Computer Programmer.

I’ve done quite a bit of computer programming over the years. I fell into it because I was depressed and dysfunctional at the time, and it’s so much easier than my degree qualification. It’s also not manual labor – so I can pick it up easily without having to get fit – it’s not boring and repetitive – so I can handle it for long periods – and it’s not inherently stressful – although I’ve never had a job that I thought was inherently stressful, so I don’t know much about that – and doesn’t require hand skills – because I haven’t got any of those.

Not a system architect or project lead.

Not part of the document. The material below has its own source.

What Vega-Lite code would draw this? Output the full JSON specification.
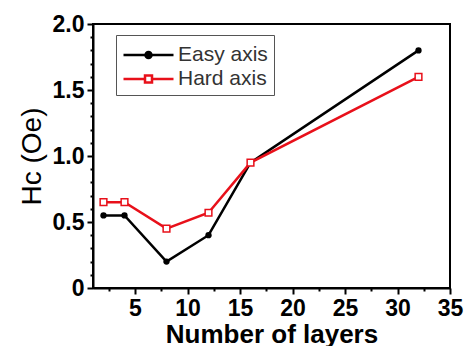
{
  "$schema": "https://vega.github.io/schema/vega-lite/v6.json",
  "width": 357,
  "height": 264,
  "autosize": {"type": "none"},
  "padding": {"left": 93, "top": 24, "right": 15, "bottom": 58},
  "background": "white",
  "config": {
    "font": "Liberation Sans",
    "view": {"stroke": "black", "strokeWidth": 2},
    "axis": {"grid": false, "domainColor": "black", "domainWidth": 2, "tickColor": "black", "tickWidth": 2, "labelColor": "black", "titleColor": "black"},
    "legend": {"orient": "none", "legendX": 23, "legendY": 11, "title": null, "strokeColor": "#555", "padding": 6, "labelFontSize": 21, "labelColor": "#333", "symbolSize": 625, "symbolStrokeWidth": 2.5, "symbolOpacity": 1, "labelOffset": 28, "rowPadding": 0}
  },
  "data": {
    "values": [
      {"layers": 2, "hc": 0.55, "series": "Easy axis"},
      {"layers": 4, "hc": 0.55, "series": "Easy axis"},
      {"layers": 8, "hc": 0.2, "series": "Easy axis"},
      {"layers": 12, "hc": 0.4, "series": "Easy axis"},
      {"layers": 16, "hc": 0.95, "series": "Easy axis"},
      {"layers": 32, "hc": 1.8, "series": "Easy axis"},
      {"layers": 2, "hc": 0.65, "series": "Hard axis"},
      {"layers": 4, "hc": 0.65, "series": "Hard axis"},
      {"layers": 8, "hc": 0.45, "series": "Hard axis"},
      {"layers": 12, "hc": 0.57, "series": "Hard axis"},
      {"layers": 16, "hc": 0.95, "series": "Hard axis"},
      {"layers": 32, "hc": 1.6, "series": "Hard axis"}
    ]
  },
  "resolve": {"axis": {"x": "independent", "y": "independent"}},
  "layer": [
    {
      "mark": {"type": "line", "strokeWidth": 2.5},
      "encoding": {
        "x": {"field": "layers", "type": "quantitative", "scale": {"domain": [1, 35], "nice": false, "zero": false},
          "axis": {"orient": "bottom", "values": [5, 10, 15, 20, 25, 30, 35], "tickSize": 6,
            "labelFontSize": 23, "labelFontWeight": "bold", "labelPadding": 3, "labelFlush": false,
            "title": "Number of layers", "titleFontSize": 26, "titleFontWeight": "bold", "titlePadding": 1}},
        "y": {"field": "hc", "type": "quantitative", "scale": {"domain": [0, 2], "nice": false},
          "axis": {"orient": "left", "values": [0, 0.5, 1, 1.5, 2], "tickSize": 6,
            "labelExpr": "datum.value === 0 ? '0' : format(datum.value, '.1f')",
            "labelFontSize": 23, "labelFontWeight": "bold", "labelPadding": 3, "labelFlush": false,
            "title": "Hc (Oe)", "titleFontSize": 28, "titleFontWeight": "normal", "titlePadding": 6}},
        "color": {"field": "series", "type": "nominal", "scale": {"domain": ["Easy axis", "Hard axis"], "range": ["black", "#e8101a"]}, "title": null}
      }
    },
    {
      "mark": {"type": "point", "filled": false, "size": 0, "opacity": 1},
      "encoding": {
        "x": {"field": "layers", "type": "quantitative", "axis": null},
        "y": {"field": "hc", "type": "quantitative", "axis": null},
        "color": {"field": "series", "type": "nominal", "title": null},
        "fill": {"field": "series", "type": "nominal", "scale": {"domain": ["Easy axis", "Hard axis"], "range": ["black", "white"]}, "title": null},
        "shape": {"field": "series", "type": "nominal", "title": null, "scale": {"domain": ["Easy axis", "Hard axis"], "range": ["M-1,0H3M1.24,0A0.24,0.24 0 1,1 0.76,0A0.24,0.24 0 1,1 1.24,0Z", "M-1,0H0.72M1.28,0H3M0.72,-0.28H1.28V0.28H0.72Z"]}}
      }
    },
    {
      "transform": [{"filter": "datum.series === 'Easy axis'"}],
      "mark": {"type": "point", "shape": "circle", "filled": true, "size": 40, "color": "black", "opacity": 1},
      "encoding": {
        "x": {"field": "layers", "type": "quantitative", "axis": null},
        "y": {"field": "hc", "type": "quantitative", "axis": null}
      }
    },
    {
      "transform": [{"filter": "datum.series === 'Hard axis'"}],
      "mark": {"type": "point", "shape": "square", "filled": false, "fill": "white", "stroke": "#e8101a", "size": 45, "strokeWidth": 1.5, "opacity": 1},
      "encoding": {
        "x": {"field": "layers", "type": "quantitative", "axis": null},
        "y": {"field": "hc", "type": "quantitative", "axis": null}
      }
    },
    {
      "mark": {"type": "point", "size": 0, "opacity": 0},
      "encoding": {
        "x": {"field": "layers", "type": "quantitative",
          "axis": {"orient": "bottom", "values": [2.5, 7.5, 12.5, 17.5, 22.5, 27.5, 32.5], "labels": false, "domain": false, "tickSize": 3, "title": null}},
        "y": {"field": "hc", "type": "quantitative",
          "axis": {"orient": "left", "values": [0.1, 0.2, 0.3, 0.4, 0.6, 0.7, 0.8, 0.9, 1.1, 1.2, 1.3, 1.4, 1.6, 1.7, 1.8, 1.9], "labels": false, "domain": false, "tickSize": 3, "title": null}}
      }
    }
  ]
}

Just a guy taking specifications and typing at a desk.

College consulting, if someone else would do the client finding.

Teaching economics in a school where nothing else was expected of me. English is my main gig, and it’s 10x the work. If I could just teach 6 sections of econ a day and go home, it’d feel like working part time.

I literally had that job for a couple of years, though it was a swing bridge. Once went 5 months without a boat on my shift. Now am a tenured liberal arts professor. Except for the Low pay and lack of a pension, bridgetender was better: I got to read and write, just as I do now, but no administrators to deal with.

Scoring standardized tests essays and open response items. I’ve been doing it since 2001. I’ll happily do it as long as I have eyesight, I don’t even look at the pay rate before accepting a project.

Seriously: chess teacher

Less seriously: Lap dance trainer :o

It would have to be away from the public.
People stress me out. I do like close, intricate work.

I know, painting the letters on scrabble tiles. :smiley:

Moderator Note

This is not high school English class. Users are not graded on proper spelling and grammar. Slang and shorthanded spellings are acceptable.

Junior modding is not acceptable. Do not tell others what to post or how to post.

If you are bothered by someone’s slang or shorthand to the point where you feel you must post about it, you know where the Pit is. If common internet/texting shorthand bothers you that much, again, you know where the Pit is.